O eu-sujeito de Fichte é traduzido no poeta transcedental de Novalis, numa anterioridade como condição de possibilidade para o desdobramento em múltiplos eu-objetos. A razão não basta porque não transpõe o limite do eu-objeto pensado, só a imaginação é capaz de mergulhar no inobjetivável, de fazer a viagem “aos confins da terra ou aos reinos cósmicos do inferno, do purgatório e do paraíso”[1], à terceira margem do rio, a que o poeta transcendental se dispõe. O horizonte é a imagem perspectivada do objeto racional. O além horizonte é a experiência imaginativa de construção do não-visto, é a experiência do infinito. Sabendo que a vida é muito mais do que vemos dentro de nosso limite racional, como conhecer o que não vemos? Como alcançar o que foge ao nosso limite? Somente com a imaginação podemos fazer este percurso.


Imaginação:


A imaginação, fonte propulsora e inesgotável de toda objetivação, age no poeta transcendental para a multiplicação de suas personalidades. O poeta vive a experiência incessante de auto-criação, se despersonalizando para personalizar outros eus. O impulso propulsivo imaginante vai contra a inércia da objetivação do ser. A fantasia transcendental integra a natureza ao eu e o eu à natureza, assumindo ambos como um só organismo vivo. A arte funciona como força de vínculo e o vínculo em si é a imaginação.


O homem e o mundo:


Na poesia de Coleridge e Wordsworth, homem e mundo se correlacionam em movimento constante de reciprocidade, que festeja a singularidade da vida. A força que anima o mundo fora do homem é a mesma que age dentro do homem. Todo o cosmos é animado pelo mesmo entusiasmo. As imagens poéticas tornam concreto este elo vital, trazendo a terra como cenário que interage com a mente humana. O poeta é capaz, através do intercâmbio com a natureza, de poematizar sua existência, gerando seu próprio sentido e valor.


O homem, o mundo e a arte:


Para Coleridge, a alegria interior ao homem é condição para sua atuação sobre a natureza. Na sua concepção orgânica, o pensamento poético é visto como uma planta, que, pela ação da imaginação, brota e floresce. A obra como planta tem o seu princípio interno, que é a sua semente, tem poder de proliferar idéias, ao se desenvolver gerando frutos, assimila qualquer elemento à sua matéria, como uma árvore cuja raiz suga os nutrientes do solo.
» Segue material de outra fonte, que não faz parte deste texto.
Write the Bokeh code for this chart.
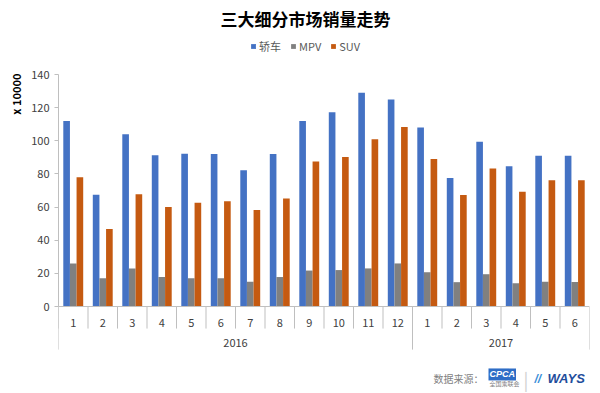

O intérprete da obra recebe o convite de não só admirá-la, mas também de participar de sua gênese, integrando-se a ela e buscando dentro dela seus motivos e valores, sem remeter a interpretação ao que é externo à obra.



Espero assim chegar um dia a responder por que um homem com uma caixa de som amarrada nas costas é arte, porque é sim.




[1] Ronaldes de Melo e Souza.

3 Recados:

Aura Sacra Fames disse...

A arte também está nas coisas mais simples pena que sempre estamos muito apressados em acumular mais capital.

Abraços
aurasacrafames.blogspot.com

Diogo disse...

"O ato de resistência possui duas faces.
Ele é humano e é também um ato artístico.
Somente o ato de resistência resiste à morte,
seja sob a forma de uma obra de arte,
seja sob a forma de uma luta dos homens." (Gilles Deleuze)

Liza disse...

... ainda que a arte não exista somente enquanto resistência à morte, mas celebração da morte como parte da vida e não como vetor contrário.